Suckler cow numbers would decline by about 65,000 head or 6% between 2015 and 2020, under FAPRI Ireland projections made earlier this year.
This recent model by FAPRI Ireland is based on there being 1,064,000 suckler cows in the country in 2015. Numbers would decline each year and by 2020 the suckler cow herd would have fallen to 999,200. This is broadly consistent with other FAPRI projections over the past year or two.
However, FAPRI Ireland ran the 2015 model on in time to 2035, and this suckler cow model projects numbers falling to just 513,000 head – a 52% drop from the numbers of 2015.

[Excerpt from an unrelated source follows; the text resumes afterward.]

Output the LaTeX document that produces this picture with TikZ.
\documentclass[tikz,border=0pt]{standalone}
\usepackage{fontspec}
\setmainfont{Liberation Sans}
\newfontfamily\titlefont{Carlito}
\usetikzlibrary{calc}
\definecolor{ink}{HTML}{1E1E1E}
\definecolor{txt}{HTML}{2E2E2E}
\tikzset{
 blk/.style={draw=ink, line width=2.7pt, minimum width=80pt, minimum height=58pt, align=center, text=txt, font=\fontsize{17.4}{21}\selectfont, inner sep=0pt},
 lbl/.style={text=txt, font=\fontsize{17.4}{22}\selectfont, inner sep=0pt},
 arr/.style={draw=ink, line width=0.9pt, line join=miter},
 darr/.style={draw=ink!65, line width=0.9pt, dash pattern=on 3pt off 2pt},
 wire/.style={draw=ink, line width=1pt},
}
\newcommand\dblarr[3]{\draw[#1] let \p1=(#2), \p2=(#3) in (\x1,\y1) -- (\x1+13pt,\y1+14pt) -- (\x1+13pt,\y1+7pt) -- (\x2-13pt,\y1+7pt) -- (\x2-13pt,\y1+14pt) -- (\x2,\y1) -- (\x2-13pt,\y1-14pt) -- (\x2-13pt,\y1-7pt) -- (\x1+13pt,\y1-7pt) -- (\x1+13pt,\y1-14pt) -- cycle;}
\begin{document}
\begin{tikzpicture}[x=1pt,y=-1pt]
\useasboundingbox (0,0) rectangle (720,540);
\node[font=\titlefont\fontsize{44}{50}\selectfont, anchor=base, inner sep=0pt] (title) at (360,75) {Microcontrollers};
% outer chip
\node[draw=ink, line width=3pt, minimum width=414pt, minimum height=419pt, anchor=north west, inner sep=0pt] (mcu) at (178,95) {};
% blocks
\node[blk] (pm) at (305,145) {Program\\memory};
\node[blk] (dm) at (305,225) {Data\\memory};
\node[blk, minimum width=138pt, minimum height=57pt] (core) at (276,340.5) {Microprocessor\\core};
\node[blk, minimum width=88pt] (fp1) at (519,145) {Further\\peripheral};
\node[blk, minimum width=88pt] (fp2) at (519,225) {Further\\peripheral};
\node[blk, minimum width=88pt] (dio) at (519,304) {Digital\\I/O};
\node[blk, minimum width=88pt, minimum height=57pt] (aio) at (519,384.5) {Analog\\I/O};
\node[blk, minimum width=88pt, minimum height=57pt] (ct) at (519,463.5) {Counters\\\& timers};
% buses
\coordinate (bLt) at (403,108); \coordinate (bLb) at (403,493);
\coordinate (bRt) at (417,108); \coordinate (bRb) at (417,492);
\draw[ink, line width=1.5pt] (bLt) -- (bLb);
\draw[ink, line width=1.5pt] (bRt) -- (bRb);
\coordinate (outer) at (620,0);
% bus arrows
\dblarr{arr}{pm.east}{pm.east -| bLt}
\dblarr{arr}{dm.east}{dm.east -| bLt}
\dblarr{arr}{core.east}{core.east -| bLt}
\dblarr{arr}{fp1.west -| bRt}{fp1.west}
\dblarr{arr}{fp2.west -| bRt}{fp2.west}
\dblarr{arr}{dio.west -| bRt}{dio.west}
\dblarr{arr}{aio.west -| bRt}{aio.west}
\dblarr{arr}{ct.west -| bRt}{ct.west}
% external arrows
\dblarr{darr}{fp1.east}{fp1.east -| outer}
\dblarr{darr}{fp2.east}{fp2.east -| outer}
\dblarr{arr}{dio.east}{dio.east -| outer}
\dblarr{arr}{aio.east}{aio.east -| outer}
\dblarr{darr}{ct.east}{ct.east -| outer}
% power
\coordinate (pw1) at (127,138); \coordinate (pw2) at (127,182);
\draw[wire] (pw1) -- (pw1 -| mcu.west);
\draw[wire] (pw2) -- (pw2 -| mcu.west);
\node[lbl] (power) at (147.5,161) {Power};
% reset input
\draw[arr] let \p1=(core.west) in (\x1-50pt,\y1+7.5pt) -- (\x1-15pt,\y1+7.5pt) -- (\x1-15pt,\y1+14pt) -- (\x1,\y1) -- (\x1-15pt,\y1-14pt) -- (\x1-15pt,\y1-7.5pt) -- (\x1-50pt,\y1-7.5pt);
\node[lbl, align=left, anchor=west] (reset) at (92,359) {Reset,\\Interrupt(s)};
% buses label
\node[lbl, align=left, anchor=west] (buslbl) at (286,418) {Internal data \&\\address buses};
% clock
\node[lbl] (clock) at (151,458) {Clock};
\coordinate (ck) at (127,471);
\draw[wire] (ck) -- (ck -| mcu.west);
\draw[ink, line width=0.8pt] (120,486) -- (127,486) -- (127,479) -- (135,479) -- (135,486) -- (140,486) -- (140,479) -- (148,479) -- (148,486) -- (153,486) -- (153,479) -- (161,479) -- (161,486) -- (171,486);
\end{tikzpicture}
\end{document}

FAPRI researcher Trevor Donnellan told the Irish Farmers Journal that this projection is based on the assumption that farmers’ EU subsidy payments remain fixed in nominal terms right through the period, with the real value of income in cattle production therefore falling considerably.
Projections
“These numbers are not forecasts,” he told the Irish Farmers Journal. “They are projections that reflect assumptions about what policy might be like in the future. In reality, we don’t know what CAP policy will look like beyond 2020, but it is necessary to make some working assumption on what policy might look like in order to be able to report these numbers.
“Of course, if beef production were somehow to receive a higher level of support in the future, we’d have a different set of projections and could expect those to show a slower rate of decline in suckler numbers.”
FAPRI Ireland is asked to make long-term models for a number of other agencies, such as the EPA. The figures are contained in FAPRI-Ireland, Donnellan and Hanrahan 2015.